O caso do Chile é especialmente importante do ponto de vista do Brasil porque o país usou majoritariamente Coronavac, de tecnologia chinesa, uma das vacinas mais utilizadas em território brasileiro. De acordo com um estudo em grande escala realizado com a informação de 10,5 milhões de chilenos e divulgado em abril, a vacina tem 80% de efetividade para prevenir mortes, 14 dias depois da segunda dose.
No Brasil, o Instituto Butantan também conduziu uma vacinação em massa com a Coronavac na cidade de Serrana, no interior de São Paulo, e encontrou resultados a serem celebrados: o imunizante foi efetivo em 89% para evitar a internação de pacientes críticos em UTIs, em 85% para prevenir as hospitalizações e 67% para impedir a infecção sintomática da doença. Os primeiros resultados preliminares mostraram que a vacinação diminuiu em 95% o número de mortes por covid-19 enquanto a crise sanitária se intensificava em cidades vizinhas que não tiveram vacinação em massa.

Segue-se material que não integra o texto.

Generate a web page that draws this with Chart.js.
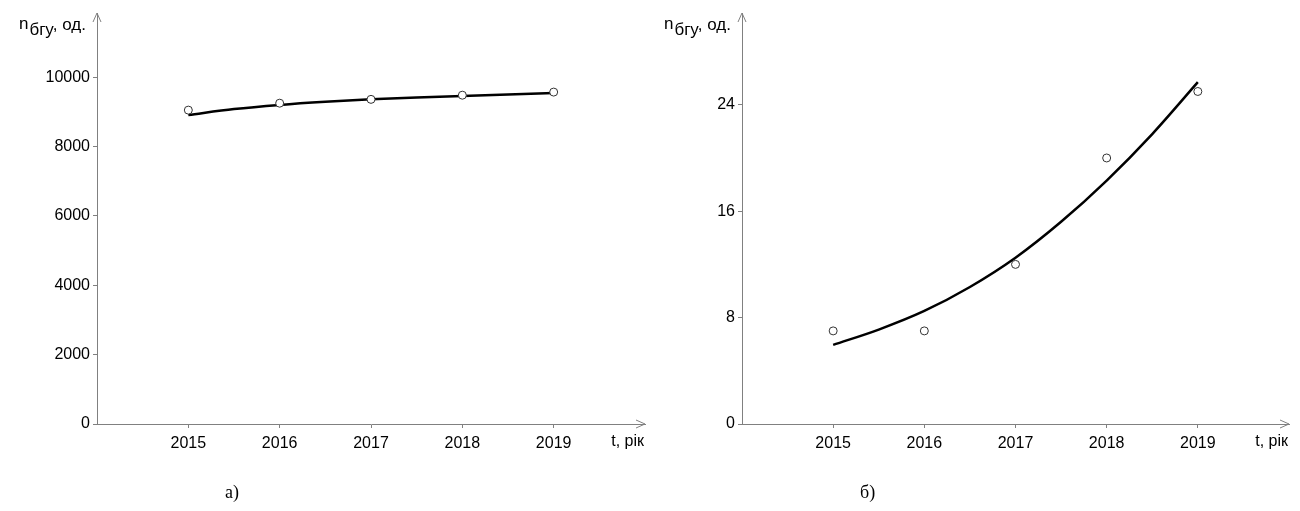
<!DOCTYPE html>
<html>
<head>
<meta charset="utf-8">
<script src="https://cdn.jsdelivr.net/npm/chart.js@4"></script>
<style>
  body { margin: 0; background: #fff; }
  .box { position: absolute; top: 0; width: 650px; height: 511px; }
  .cap { position: absolute; top: 482px; font: 18px "Liberation Serif", "Times New Roman", serif; color: #000; }
</style>
</head>
<body>
<div class="box" style="left:0"><canvas id="chartA"></canvas></div>
<div class="box" style="left:650px"><canvas id="chartB"></canvas></div>
<div class="cap" style="left:225px">а)</div>
<div class="cap" style="left:860px">б)</div>
<script>
const years = [2015, 2016, 2017, 2018, 2019];

// a) points and trend line
const unitsA = [9050, 9250, 9360, 9480, 9570];
const trendYears = [2015, 2015.5, 2016, 2016.5, 2017, 2017.5, 2018, 2018.5, 2019];
const trendA = [8910, 9080, 9200, 9290, 9360, 9415, 9460, 9500, 9540];
const yTicksA = [0, 2000, 4000, 6000, 8000, 10000];

// б) points and trend line
const unitsB = [7, 7, 12, 20, 25];
const trendB = [5.95, 7.1, 8.5, 10.3, 12.5, 15.2, 18.3, 21.8, 25.7];
const yTicksB = [0, 8, 16, 24];

const AXIS = "#808080";
const FONT = "'Liberation Sans', Arial, sans-serif";

const axesDecor = {
  id: "axesDecor",
  afterDraw(chart) {
    const c = chart.ctx, a = chart.chartArea;
    c.save();
    c.strokeStyle = AXIS;
    c.lineWidth = 1;
    c.beginPath();
    c.moveTo(a.left - 4, a.top + 9); c.lineTo(a.left, a.top); c.lineTo(a.left + 4, a.top + 9);
    c.moveTo(a.right - 9, a.bottom - 4); c.lineTo(a.right, a.bottom); c.lineTo(a.right - 9, a.bottom + 4);
    c.stroke();

    // axis titles
    c.fillStyle = "#000";
    c.font = "17px " + FONT;
    c.textBaseline = "alphabetic";
    const w1 = c.measureText("n").width;
    const w2 = c.measureText("бгу").width;
    const w3 = c.measureText(", од.").width;
    let x = a.left - 10 - (w1 + w2 + w3 + 1);
    c.fillText("n", x, 29);
    c.fillText("бгу", x + w1 + 1, 35);
    c.fillText(", од.", x + w1 + w2, 30);

    c.font = "16px " + FONT;
    c.textAlign = "right";
    c.fillText("t, рік", a.right - 1, a.bottom + 22);
    c.restore();
  }
};

function makeChart(id, units, trend, yTicks, yMax, leftW, padRight) {
  return new Chart(document.getElementById(id), {
    type: "scatter",
    data: {
      datasets: [{
        data: years.map((y, i) => ({ x: y, y: units[i] })),
        pointRadius: 4,
        pointBackgroundColor: "#fff",
        pointBorderColor: "#333",
        pointBorderWidth: 1,
        order: 0
      }, {
        data: trendYears.map((y, i) => ({ x: y, y: trend[i] })),
        showLine: true,
        borderColor: "#000",
        borderWidth: 2.5,
        cubicInterpolationMode: "monotone",
        pointRadius: 0,
        order: 1
      }]
    },
    options: {
      responsive: false,
      animation: false,
      layout: { padding: { top: 13, right: padRight, left: 0, bottom: 0 } },
      plugins: { legend: { display: false }, tooltip: { enabled: false } },
      scales: {
        x: {
          type: "linear", min: 2014, max: 2020,
          afterBuildTicks: s => { s.ticks = years.map(v => ({ value: v })); },
          afterFit: s => { s.height = 87; },
          border: { color: AXIS },
          grid: { drawOnChartArea: false, color: AXIS, tickLength: 4 },
          ticks: { color: "#000", font: { family: FONT, size: 16 }, padding: 6, maxRotation: 0, callback: v => String(v) }
        },
        y: {
          min: 0, max: yMax,
          afterBuildTicks: s => { s.ticks = yTicks.map(v => ({ value: v })); },
          afterFit: s => { s.width = leftW; },
          border: { color: AXIS },
          grid: { drawOnChartArea: false, color: AXIS, tickLength: 4 },
          ticks: { color: "#000", font: { family: FONT, size: 16 }, padding: 3, callback: v => String(v) }
        }
      }
    },
    plugins: [axesDecor]
  });
}

document.getElementById("chartA").width = 650;
document.getElementById("chartA").height = 511;
document.getElementById("chartB").width = 650;
document.getElementById("chartB").height = 511;

makeChart("chartA", unitsA, trendA, yTicksA, 11850, 97, 5);
makeChart("chartB", unitsB, trendB, yTicksB, 30.9, 92, 11);
</script>
</body>
</html>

Os números reforçam o que os especialistas repetem há semanas: salvo situações muito específicas, como a das gestantes, todas as vacinas aprovadas no Brasil pela Anvisa – AstraZeneca, Coronavac, Pfizer e Janssen – são seguras e oferecem proteção, ainda que não de 100%. Por isso, não faz sentido ficar escolhendo qual tomar. A chamada falha vacinal, quando, mesmo com as duas doses, o indivíduo adoece, é esperada, já que depende também da situação do imunizado. Os números mostram, no entanto, que é raro.
O certo é, ainda que sejam publicados cada vez mais estudos, ainda é cedo para saber com clareza o poder de proteção de cada vacina em um cenário real e até que ponto evitam infecções assintomáticas. Também não se sabe quanto tempo dura a imunidade, algo que só o tempo dirá.